The GC had ruled that the Commission was only required to record “formal” interviews. The ECJ has today rejected the GC’s distinction between “formal” and “informal” interviews and made clear that the Commission must record any interview it conducts for the purpose of collecting information relating to the subject matter of an investigation. 

This clarification is a pyrrhic victory for Intel, however, as the ECJ goes on to set a high bar to establish that the Commission’s procedural breach provides sufficient basis for annulling the Commission’s decision. A firm seeking to rely on non-disclosure must show that it did not have access to exculpatory evidence and that it could have used such evidence for its defence.

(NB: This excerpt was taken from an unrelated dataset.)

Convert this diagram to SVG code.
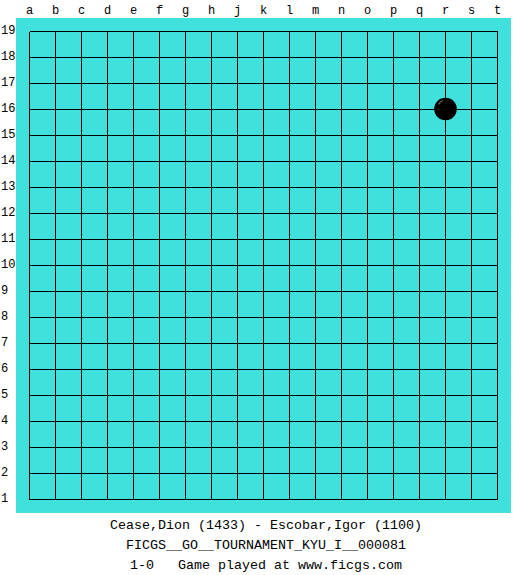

The ECJ found that Intel had failed to do so.

The Commission has jurisdiction over conduct that has an effect in the EEA

In today’s judgment the ECJ also finally recognises that the Commission has jurisdiction to apply EU competition law not only against conduct which is implemented in the EEA but also where it is “foreseeable” that the conduct will have an “immediate and substantial effect” in the EEA. Although jurisdiction based on so-called “qualified effects” has long been asserted by the Commission, the ECJ has never previously expressly endorsed it (despite being urged to do so by several Advocates General over the years). Intel’s “overall strategy” to exclude its competitor was relevant to give the Commission jurisdiction over Intel’s arrangements concerning sales of CPUs to a Chinese manufacturer outside the EEA.


The ECJ’s ruling that the Commission must consider whether exclusivity rebates are capable of producing anti-competitive effects is welcome confirmation that the EU antitrust rules seek to sanction practices based on their effect on competition rather than their form. The judgment is good news for dominant companies doing business in the EU as it confirms that the Commission must, in practice, conduct an analysis of competitive effects in order to establish an infringement of Article 102 TFEU.

One aspect of the debate surrounding the Intel case in which the ECJ did not engage is what “capability” to restrict competition means in these circumstances. While the law is clear that it is not necessary that there is an actual effect on competition, previous case law suggests that anti-competitive effects must be “likely” in order for an infringement of Article 102 TFEU to be established.